Auch bisher ist die Förderung nur eine Anteilsfinanzierung. Alle Träger bringen für ihre Angebote von Beginn an einen Eigenanteil auf. Beim Caritasverband für die Stadt Essen liegt dieser bei rund 30 Prozent. Eine weitere Kürzung der Mittel würde den Weiterbestand der MBE massiv gefährden.
Die Botschaft der Berater:innen und Träger der Migrationsberatungen war daher ganz klar: Die Haushaltsmittel im Bundesprogramm Migrationsberatung für erwachsene Zuwander:innen müssen korrigiert werden. Noch im Mai hatte der Bundestag die Haushaltsmittel, mit Blick auf die Folgen des Ukrainekriegs, kurzfristig um 8 Millionen Euro erhöht. Im Haushaltsplanentwurf für 2023 sind demgegenüber Kürzungen um 22 Prozent zum Ursprungsbetrag vorgesehen.
„Wo sollen zukünftig Menschen, die nach Deutschland geflohen sind und sich vollkommen neu orientieren müssen, mit ihren Fragen hin, wenn die Geldmittel erheblich gekürzt werden und Wohlfahrtsverbände diese Beratungsangebote bereits jetzt aus Eigenmitteln bezuschussen?“, so Tanja Rutkowski, Fachbereichsleitung Soziale Dienste, Gefährdetenhilfe und Quartierentwicklung.
„Es ist schwer nachvollziehbar, warum gerade jetzt, mit Blick auf die viele Kriegsregionen insbesondere die Ukraine, Beratungsangebote für Menschen, die nach Deutschland fliehen, zurückgefahren werden sollen“, ergänzt Daniela Dederichs, Migrationsberatung für Erwachsene beim Caritasverband für die Stadt Essen.

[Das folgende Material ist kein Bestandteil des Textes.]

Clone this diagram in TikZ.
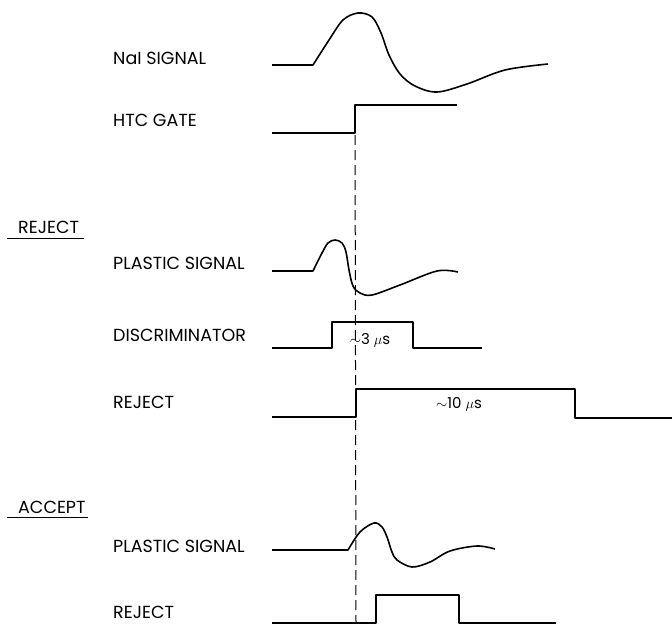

Die Wichtigkeit der Arbeit der Migrationsberatung ist im Gespräch mit den beiden anwesenden Politikern deutlich geworden. Kai Gehring (Grüne) wies darauf hin, dass es eine hohe Wertschätzung für die Arbeit der Migrationsberatung gebe. Als Mitglied der Regierungskoalition versicherte, dass man bisher über einen Haushaltsentwurf spreche, der nicht genauso umgesetzt werde. Er hoffe sehr und sei optimistisch, dass man einen Großteil der bedrohten Fördermittel wieder zurück erkämpfen könne. Matthias Hauer (CDU) schloss sich der Wertschätzung an und betonte, dass eine ausreichende Finanzierung verdient sei. Auch er wolle sich für eine Korrektur dieser Kürzungspläne einsetzen. Er wies jedoch darauf hin, dass die Regierungskoalition diesen Haushalt eingebracht habe und ihn auch gegen die Stimmen der CDU/CSU beschließen könne.